L’Arabia Saudita e gli Emirati Arabi Uniti hanno speso molto tempo, sforzi e denaro nel tentativo di influenzare l’opinione dell’amministrazione Trump sull’Iran. L’uscita degli Usa dall’accordo sul nucleare del 2015 testimonia un’indubbia vittoria da parte delle petromonarchie del Golfo (e del loro alleato ormai neanche troppo occulto, Israele). Ora, però, Trump non sembra voler calzare l’elmetto, tutt’altro, e ai suoi alleati fa sapere che l’America può semmai svolgere una funzione di coordinamento, sviluppare un lavoro di intelligence, ma se si vogliono proteggere petroliere e interessi legati all’oro nero, beh, gli alleati del Golfo devono pensarci da soli. E qui le cose si complicano, e di tanto. “Da un lato, vogliono dimostrare che i miliardi di dollari di acquisti militari non sono andati sprecati, che possono aiutare a difendersi” dice sempre al Washington Post Henry Rome, analista del Medio Oriente presso l’Eurasia Group di New York.
Ma non vogliono dare l’impressione di poter difendersi da soli, per timore di indurre Trump a fare i bagagli e tornare a casa.
E qui entra in scena Tel Aviv. Il primo ministro israeliano Benjamin Netanyahu, forse il più vicino di tutti gli amici stranieri di Trump, potrebbe aver preso in mano la situazione: i recenti attacchi aerei israeliani hanno colpito obiettivi in Libano, Siria e Iraq negli ultimi giorni, sollevando preoccupazione per una guerra tra forze alleate e iraniane. Poche settimane prima di un’altra elezione israeliana, la riconciliazione tra Stati Uniti e Iran sarebbe disastrosa per Netanyahu. Una cosa appare certa: se l’ipotesi di un incontro Trump-Rouhani dovesse realizzarsi, sarebbe grazie agli sforzi dell’inquilino della Casa Bianca.

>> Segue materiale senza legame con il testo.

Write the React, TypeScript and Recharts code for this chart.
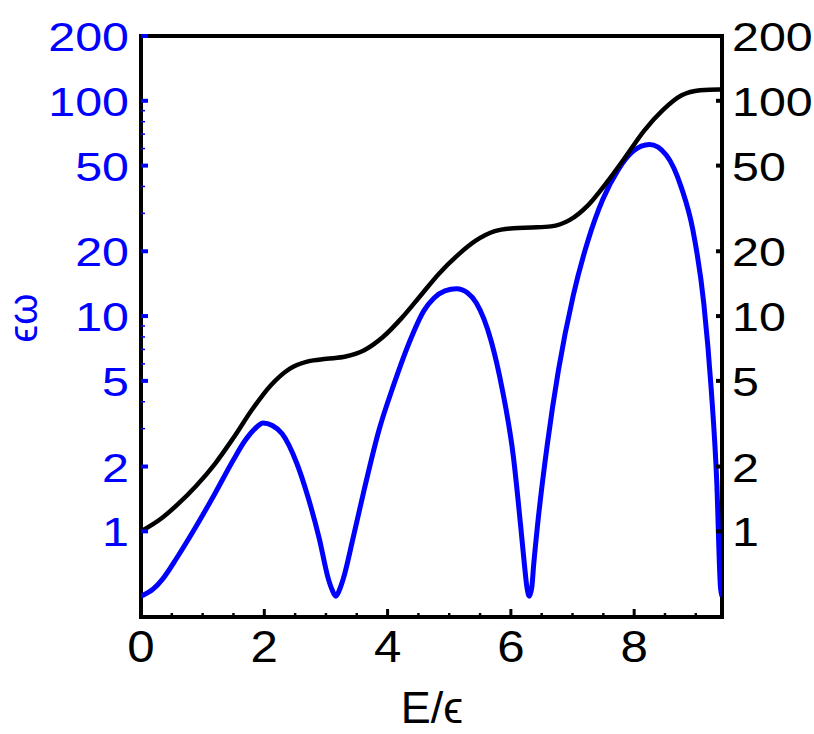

Trump è stato chiaro nell’affermare che avrebbe incontrato il presidente iraniano senza condizioni preliminari; “l’incontro dell’anno scorso con il leader nordcoreano – annota sempre The Washington Post – mostra la sua volontà di ignorare il consiglio dei suoi sostenitori nazionali e internazionali per lo “spettacolo” di un vertice”.
Il più grande ostacolo a questo incontro non è a Washington, ma a Teheran, dove la Guida suprema dell’Iran, l’ayatollah Ali Khamenei, ha ripetutamente respinto il raggio d’azione della diplomazia personale di Trump. E qui s’inserisce l’altro punto di distanza tra il presidente “opportunista” e gli ideologi della destra radicale interni ed esterni alla sua amministrazione. Per quest’ultimi, l’affermarsi a Teheran dell’ala più conservatrice e radicale del regime, quella dei Guardiani della Rivoluzione e del loro capo Khamenei, rappresenterebbe la consacrazione dell’irriformabilità di quel regime e dunque l’inevitabilità di un suo abbattimento.
Con l’apertura a Rouhani, Trump sembra aver imboccato un’altra strada. Più ragionata, meno “muscolare”. Il tempo, neanche troppo lontano, ci dirà se questa strada sarà percorsa fino in fondo e se alle parole, comunque significative, faranno seguito atti conseguenti. Di certo, però, lo scarto tra The Donald (sostenuto, non a caso, dai vertici militari) e i fautori di una resa dei conti finale con la Repubblica islamica d’Iran è ormai un dato di fatto. Negarlo sarebbe un segno di cecità politica, o di atavico e deleterio antiamericanismo.